So it's official, I'm now completely without balls!
What other explanation can there possibly be for standing outside my girlfriend’s apartment while she and her ex are both inside, doing God only knows what?
How else can I explain the overriding impulse to slink guiltily away, before somebody notices me lurking like a peeping Tom in the pre-dawn shadows?
It wouldn’t be so bad if I hadn’t just felt the hood of his car; the cool surface providing evidence enough that it, and therefore he, have been here all night. I didn’t want to touch it; I knew I wouldn’t like the conclusiveness of my test, but still I looked on in helpless surprise as my arm reached out, hovered above and then came to rest on the metallic blue paintwork. I wish sometimes that we shared 99% of our DNA with ostriches rather than Chimps; it would make us more prone to bury our heads when faced with such unpalatable situations.
I think this whole debacle would hurt a little less if it weren’t her 24th birthday and, despite my meticulous forward planning, my chance of being the first person she sees today is now as deflated as my ego. But the worst thing of all? I’m standing here like a prize moron with a dozen roses in one hand and a shiny ‘Happy Birthday’ helium balloon in the other. I don’t think I could feel more vulnerable and stupid if I’d woken up to find I’d sleepwalked, naked, into the living room and the assembled ladies of my Mom’s book club.

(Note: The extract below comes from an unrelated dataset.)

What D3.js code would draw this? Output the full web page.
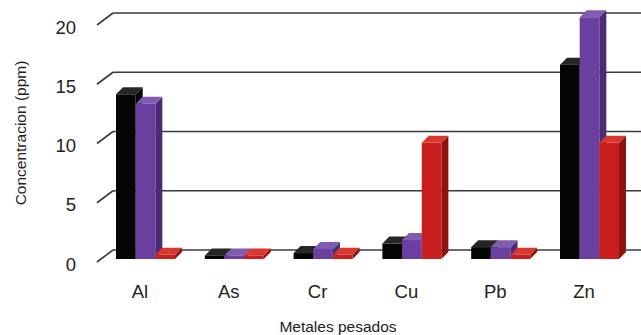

Again.
I’ve been planning Gina’s surprise breakfast in bed for weeks and this morning I woke at five a.m. to make sure everything went smoothly and my girl’s 25th year started off as I hoped it would continue, with me proving to her that I love her beyond measure. But this? This is an eventuality I hadn’t anticipated.
My stomach has been doing somersaults since I rounded the corner and saw his flashy little car parked in the street and now I’m shaking, too. The next thing I know I’ll start crying and, with the exception of growing a pair of pert 36 C’s, my transformation from ‘Danny’ to ‘Danielle’ will be complete. Although if I do grow some breasts they may prove useful, considering my luck with the ladies! I’m fairly certain that a man with his own boobs will never be bored. I don’t mean ‘man-boobs’ though, I mean proper girly-bumps. I can’t see ‘man-boobs’ generating more than a few days of fun.